>>>

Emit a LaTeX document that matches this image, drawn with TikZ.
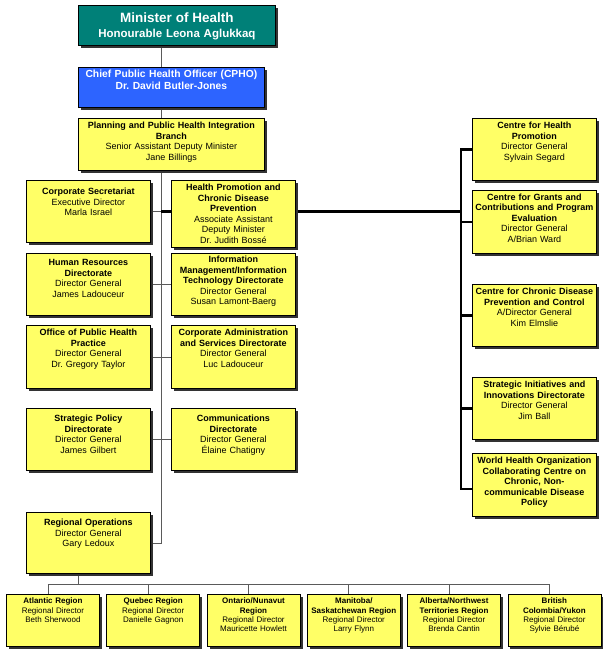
\documentclass[tikz,border=0pt]{standalone}
\usepackage{fontspec}
\setmainfont{Liberation Sans}
\frenchspacing
\usepackage{tikz}
\usetikzlibrary{
  positioning,
  shadows,
  backgrounds
}
\definecolor{ministerteal}{RGB}{0,128,120}
\definecolor{cphoblue}{RGB}{45,100,255}
\definecolor{unityellow}{RGB}{255,255,102}
\definecolor{linegray}{RGB}{90,90,90}
\tikzset{
  topgap/.style 2 args={text height=#1, text depth=#2},
  headbox/.style={draw, line width=0.8pt, text=white, align=center,
    anchor=north west, inner xsep=1pt, inner ysep=0pt,
    drop shadow={shadow xshift=2.5pt, shadow yshift=-2.5pt,
      fill=black!80, opacity=1}},
  orgbox/.style={draw, line width=0.8pt, fill=unityellow, align=center,
    anchor=north west, inner xsep=1pt, inner ysep=0pt, text width=122pt,
    font=\fontsize{9}{10.5}\selectfont,
    drop shadow={shadow xshift=2.5pt, shadow yshift=-2.5pt,
      fill=black!80, opacity=1}},
  regionbox/.style={orgbox, text width=91pt,
    font=\fontsize{8}{9.3}\selectfont, topgap={9.5pt}{42.5pt}},
  link/.style={draw=linegray, line width=0.8pt},
  trunk/.style={draw=black, line width=2.6pt, line join=miter},
}

\begin{document}
\begin{tikzpicture}[x=1pt, y=-1pt]
  \useasboundingbox (0,0) rectangle (605,652);

  % Minister and CPHO
  \node[headbox, fill=ministerteal, text width=195pt, topgap={17.5pt}{22.5pt},
        font=\bfseries\fontsize{11.5}{15}\selectfont] (mh) at (78,5)
    {{\fontsize{13.5}{15}\selectfont Minister of Health}\\Honourable Leona Aglukkaq};
  \node[headbox, fill=cphoblue, text width=184pt, topgap={10.5pt}{29.5pt},
        font=\bfseries\fontsize{10.3}{12}\selectfont] (cpho) at (78,67)
    {Chief Public Health Officer (CPHO)\\Dr. David Butler-Jones};
  \node[orgbox, text width=184pt, topgap={10.5pt}{41.5pt}] (pphi) at (78,118)
    {\textbf{Planning and Public Health Integration}\\\textbf{Branch}\\
     Senior Assistant Deputy Minister\\Jane Billings};

  % Left column
  \node[orgbox, topgap={14.5pt}{47.5pt}] (cs) at (26,180)
    {\textbf{Corporate Secretariat}\\Executive Director\\Marla Israel};
  \node[orgbox, topgap={12.5pt}{49.5pt}] (hr) at (26,253)
    {\textbf{Human Resources}\\\textbf{Directorate}\\Director General\\James Ladouceur};
  \node[orgbox, topgap={10.5pt}{52.5pt}] (ophp) at (26,325)
    {\textbf{Office of Public Health}\\\textbf{Practice}\\Director General\\Dr. Gregory Taylor};
  \node[orgbox, topgap={13.5pt}{48.5pt}] (stp) at (26,408)
    {\textbf{Strategic Policy}\\\textbf{Directorate}\\Director General\\James Gilbert};
  \node[orgbox, topgap={13.5pt}{47.5pt}] (ro) at (26,512)
    {\textbf{Regional Operations}\\Director General\\Gary Ledoux};

  % Middle column
  \node[orgbox, topgap={10.5pt}{56.5pt}] (hpcdp) at (171,180)
    {\textbf{Health Promotion and}\\\textbf{Chronic Disease}\\\textbf{Prevention}\\
     Associate Assistant\\Deputy Minister\\Dr. Judith Bossé};
  \node[orgbox, topgap={9.5pt}{52.5pt}] (imit) at (171,253)
    {\textbf{Information}\\\textbf{Management/Information}\\\textbf{Technology Directorate}\\
     Director General\\Susan Lamont-Baerg};
  \node[orgbox, topgap={10.5pt}{52.5pt}] (cas) at (171,325)
    {\textbf{Corporate Administration}\\\textbf{and Services Directorate}\\
     Director General\\Luc Ladouceur};
  \node[orgbox, topgap={13.5pt}{48.5pt}] (comm) at (171,408)
    {\textbf{Communications}\\\textbf{Directorate}\\Director General\\Élaine Chatigny};

  % Right column
  \node[orgbox, topgap={10.5pt}{51.5pt}] (chp) at (472,118)
    {\textbf{Centre for Health}\\\textbf{Promotion}\\Director General\\Sylvain Segard};
  \node[orgbox, topgap={10pt}{53pt}] (gce) at (472,190)
    {\textbf{Centre for Grants and}\\\textbf{Contributions and Program}\\\textbf{Evaluation}\\
     Director General\\A/Brian Ward};
  \node[orgbox, topgap={10.5pt}{51.5pt}] (ccd) at (472,284)
    {\textbf{Centre for Chronic Disease}\\\textbf{Prevention and Control}\\
     A/Director General\\Kim Elmslie};
  \node[orgbox, topgap={10.5pt}{51.5pt}] (sii) at (472,377)
    {\textbf{Strategic Initiatives and}\\\textbf{Innovations Directorate}\\
     Director General\\Jim Ball};
  \node[orgbox, topgap={10.5pt}{52.5pt}] (who) at (472,453)
    {\textbf{World Health Organization}\\\textbf{Collaborating Centre on}\\
     \textbf{Chronic, Non-}\\\textbf{communicable Disease}\\\textbf{Policy}};

  % Regions
  \node[regionbox] (atl) at (6,594)
    {\textbf{Atlantic Region}\\Regional Director\\Beth Sherwood};
  \node[regionbox, right=6.5pt of atl] (que)
    {\textbf{Quebec Region}\\Regional Director\\Danielle Gagnon};
  \node[regionbox, right=6.5pt of que] (onu)
    {\textbf{Ontario/Nunavut}\\\textbf{Region}\\Regional Director\\Mauricette Howlett};
  \node[regionbox, right=6.5pt of onu] (msk)
    {\textbf{Manitoba/}\\\textbf{Saskatchewan Region}\\Regional Director\\Larry Flynn};
  \node[regionbox, right=6.5pt of msk] (ant)
    {\textbf{Alberta/Northwest}\\\textbf{Territories Region}\\Regional Director\\Brenda Cantin};
  \node[regionbox, right=6.5pt of ant] (bcy)
    {\textbf{British}\\\textbf{Colombia/Yukon}\\Regional Director\\Sylvie Bérubé};

  % Connectors
  \begin{scope}[on background layer]
    \coordinate (spine) at (161,45);
    \coordinate (bus) at (461,149);
    \coordinate (rbus) at (78,584);
    \draw[link] (spine |- mh.south) -- (spine |- ro.east) -- (ro.east);
    \draw[link] (cs.east) -- (cs.east -| spine);
    \draw[trunk] (cs.east -| spine) -- (cs.east -| bus);
    \foreach \a/\b in {hr/imit, ophp/cas, stp/comm}
      \draw[link] (\a.east) -- (\b.west);
    \coordinate (whotick) at ([yshift=-4pt]who.west);
    \draw[trunk] (chp.west) -- (chp.west -| bus) -- (whotick -| bus) -- (whotick);
    \foreach \n in {gce, ccd, sii}
      \draw[trunk] (\n.west -| bus) -- (\n.west);
    % regional offices
    \coordinate (rodrop) at ([xshift=-10pt]ro.south);
    \draw[link] (rodrop) -- (rodrop |- rbus);
    \foreach \n in {atl, que, onu, msk, ant, bcy} {
      \coordinate (\n top) at ([xshift=-5pt]\n.north);
      \draw[link] (\n top |- rbus) -- (\n top);
    }
    \draw[link] (atltop |- rbus) -- (bcytop |- rbus);
  \end{scope}
\end{tikzpicture}
\end{document}
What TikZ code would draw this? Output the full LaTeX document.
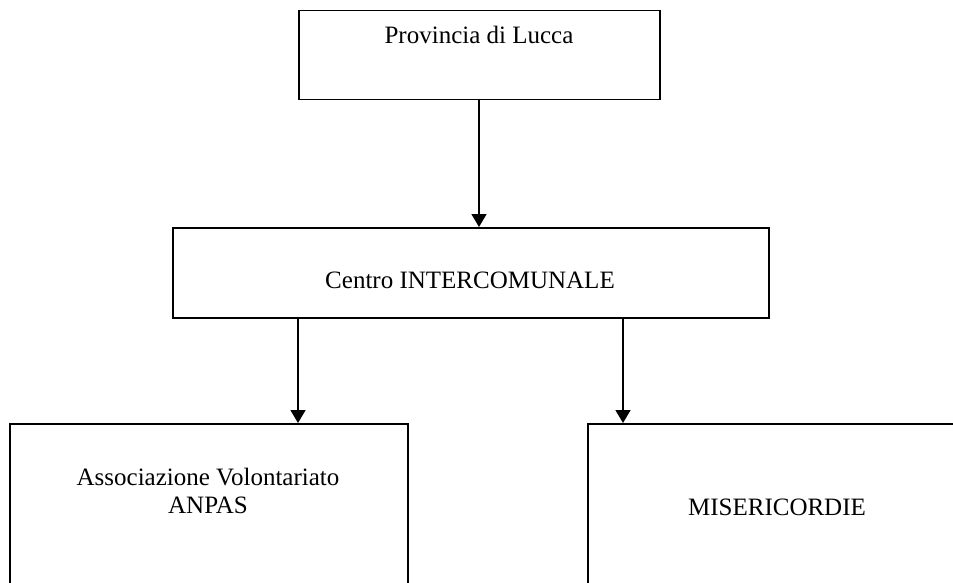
\documentclass[tikz,border=0pt]{standalone}
\usepackage{fontspec}
\setmainfont{Liberation Serif}
\usetikzlibrary{arrows.meta,positioning}

\begin{document}
\begin{tikzpicture}[x=0.5pt,y=-0.5pt,>={Triangle[length=6.5pt,width=7.5pt]},
				font=\fontsize{12.5}{14}\selectfont,
				box/.style={draw, line width=.75pt, inner sep=0pt, anchor=north west}
				,txt/.style={inner sep=0pt, anchor=base, align=center}
				]
				\useasboundingbox (0,0) rectangle (953,583);
				\clip (0,0) rectangle (953,583);
				
				\node[box, minimum width=180.5pt, minimum height=44.5pt] (prov) at (298,10) {};
				\node[box, minimum width=298pt, minimum height=45pt] (centro) at (172,227) {};
				\node[box, minimum width=199pt, minimum height=100pt] (anpas) at (9,423) {};
				\node[box, minimum width=189.5pt, minimum height=100pt] (miser) at (587,423) {};
				
				\node[txt] (provT) at (479,44) {Provincia di Lucca};
				\node[txt] (centroT) at (470,288) {Centro INTERCOMUNALE};
				\node[txt] (anpasT) at (208,513) {Associazione Volontariato\\ANPAS};
				\node[txt] (miserT) at (777,515) {MISERICORDIE};
				
				\coordinate (c1) at (479,0);
				\coordinate (c2) at (298,0);
				\coordinate (c3) at (623,0);
				
				\draw[->, line width=.75pt] (prov.south -| c1) -- (centro.north -| c1);
				\draw[->, line width=.75pt] (centro.south -| c2) -- (anpas.north -| c2);
				\draw[->, line width=.75pt] (centro.south -| c3) -- (miser.north -| c3);
			\end{tikzpicture}
\end{document}
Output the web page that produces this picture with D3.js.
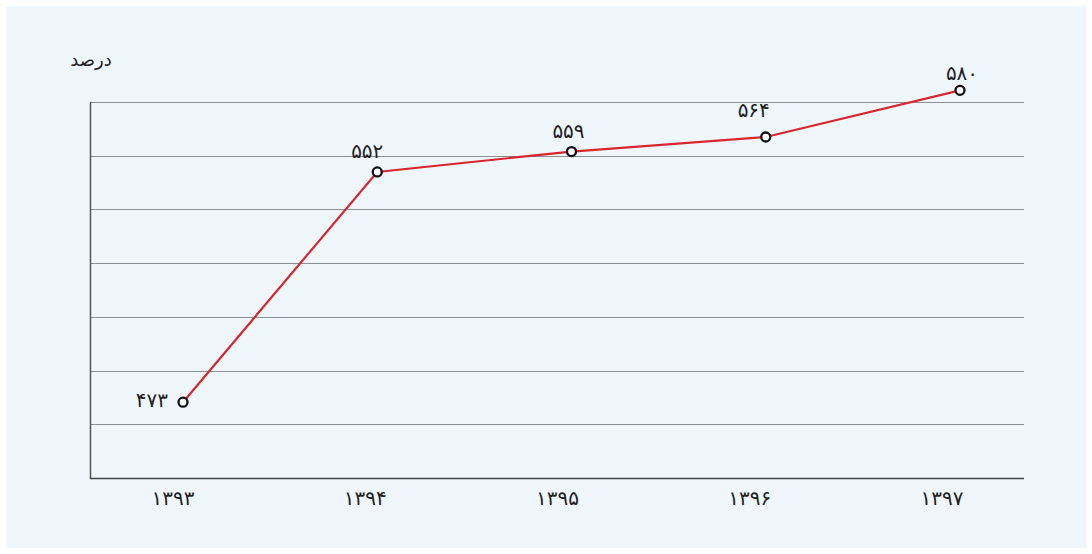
<!DOCTYPE html>
<html>
<head>
<meta charset="utf-8">
<script src="https://cdn.jsdelivr.net/npm/d3@7"></script>
<style>
  body { margin: 0; background: #ffffff; }
  svg text { font-family: "DejaVu Sans", "Noto Sans", sans-serif; }
</style>
</head>
<body>
<div id="graphicContainer"></div>
<script>
// data
const years = ["۱۳۹۳", "۱۳۹۴", "۱۳۹۵", "۱۳۹۶", "۱۳۹۷"]
const values = [473, 552, 559, 564, 580]
const valueLabels = ["۴۷۳", "۵۵۲", "۵۵۹", "۵۶۴", "۵۸۰"]
const yTitle = "درصد"

// label nudges (dx, dy, anchor) relative to each point
const labelNudge = [
  [-15, 5, "end"],
  [-10, -14, "middle"],
  [-3, -14, "middle"],
  [-12, -20, "middle"],
  [2, -10, "middle"]
]

const width = 1092
const height = 554

const svg = d3.select("#graphicContainer").append("svg")
  .attr("width", width)
  .attr("height", height)

svg.append("rect")
  .attr("x", 6).attr("y", 6)
  .attr("width", 1080).attr("height", 542)
  .attr("fill", "#f0f7fc")

const x = d3.scalePoint()
  .domain(years)
  .range([183, 960])

// tick labels sit a little left of the points
const xLabel = d3.scalePoint()
  .domain(years)
  .range([173, 942])

const y = d3.scaleLinear()
  .domain([447, 576])
  .range([478, 102])

// gridlines: 8 equally spaced lines
const gridVals = d3.range(8).map(i => 447 + i * (576 - 447) / 7)

svg.append("g")
  .selectAll("line")
  .data(gridVals.slice(1))
  .enter()
  .append("line")
  .attr("x1", 90)
  .attr("x2", 1024)
  .attr("y1", d => Math.round(y(d)) + 0.5)
  .attr("y2", d => Math.round(y(d)) + 0.5)
  .attr("stroke", "#8a8f93")
  .attr("stroke-width", 1)

// axes
svg.append("line")
  .attr("x1", 90.5).attr("x2", 90.5)
  .attr("y1", 102).attr("y2", 478.5)
  .attr("stroke", "#555").attr("stroke-width", 1.5)

svg.append("line")
  .attr("x1", 90).attr("x2", 1024)
  .attr("y1", 478.5).attr("y2", 478.5)
  .attr("stroke", "#444").attr("stroke-width", 1.5)

svg.append("g")
  .selectAll("text")
  .data(years)
  .enter()
  .append("text")
  .attr("x", d => xLabel(d))
  .attr("y", 505)
  .attr("text-anchor", "middle")
  .attr("font-size", 20)
  .attr("fill", "#222")
  .text(d => d)

svg.append("text")
  .attr("x", 91)
  .attr("y", 66)
  .attr("text-anchor", "middle")
  .attr("font-size", 18)
  .attr("fill", "#222")
  .text(yTitle)

const line = d3.line()
  .x((d, i) => x(years[i]))
  .y(d => y(d))

svg.append("path")
  .datum(values)
  .attr("d", line)
  .attr("fill", "none")
  .attr("stroke", "#d7262e")
  .attr("stroke-width", 2.2)

svg.append("g")
  .selectAll("circle")
  .data(values)
  .enter()
  .append("circle")
  .attr("cx", (d, i) => x(years[i]))
  .attr("cy", d => y(d))
  .attr("r", 4.5)
  .attr("fill", "#ffffff")
  .attr("stroke", "#111")
  .attr("stroke-width", 2.3)

svg.append("g")
  .selectAll("text")
  .data(values)
  .enter()
  .append("text")
  .attr("x", (d, i) => x(years[i]) + labelNudge[i][0])
  .attr("y", (d, i) => y(d) + labelNudge[i][1])
  .attr("text-anchor", (d, i) => labelNudge[i][2])
  .attr("font-size", 20)
  .attr("fill", "#222")
  .text((d, i) => valueLabels[i])
</script>
</body>
</html>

<<<

### [PROBLEM TO WORK ON]
Give again, word for word, every line from the top of the data above to the line holding "(0,0) rectangle (605,652);", inclusive, with the pictures left out.

### [EXPECTED OUTPUT]
Emit a LaTeX document that matches this image, drawn with TikZ.
\documentclass[tikz,border=0pt]{standalone}
\usepackage{fontspec}
\setmainfont{Liberation Sans}
\frenchspacing
\usepackage{tikz}
\usetikzlibrary{
  positioning,
  shadows,
  backgrounds
}
\definecolor{ministerteal}{RGB}{0,128,120}
\definecolor{cphoblue}{RGB}{45,100,255}
\definecolor{unityellow}{RGB}{255,255,102}
\definecolor{linegray}{RGB}{90,90,90}
\tikzset{
  topgap/.style 2 args={text height=#1, text depth=#2},
  headbox/.style={draw, line width=0.8pt, text=white, align=center,
    anchor=north west, inner xsep=1pt, inner ysep=0pt,
    drop shadow={shadow xshift=2.5pt, shadow yshift=-2.5pt,
      fill=black!80, opacity=1}},
  orgbox/.style={draw, line width=0.8pt, fill=unityellow, align=center,
    anchor=north west, inner xsep=1pt, inner ysep=0pt, text width=122pt,
    font=\fontsize{9}{10.5}\selectfont,
    drop shadow={shadow xshift=2.5pt, shadow yshift=-2.5pt,
      fill=black!80, opacity=1}},
  regionbox/.style={orgbox, text width=91pt,
    font=\fontsize{8}{9.3}\selectfont, topgap={9.5pt}{42.5pt}},
  link/.style={draw=linegray, line width=0.8pt},
  trunk/.style={draw=black, line width=2.6pt, line join=miter},
}

\begin{document}
\begin{tikzpicture}[x=1pt, y=-1pt]
  \useasboundingbox (0,0) rectangle (605,652);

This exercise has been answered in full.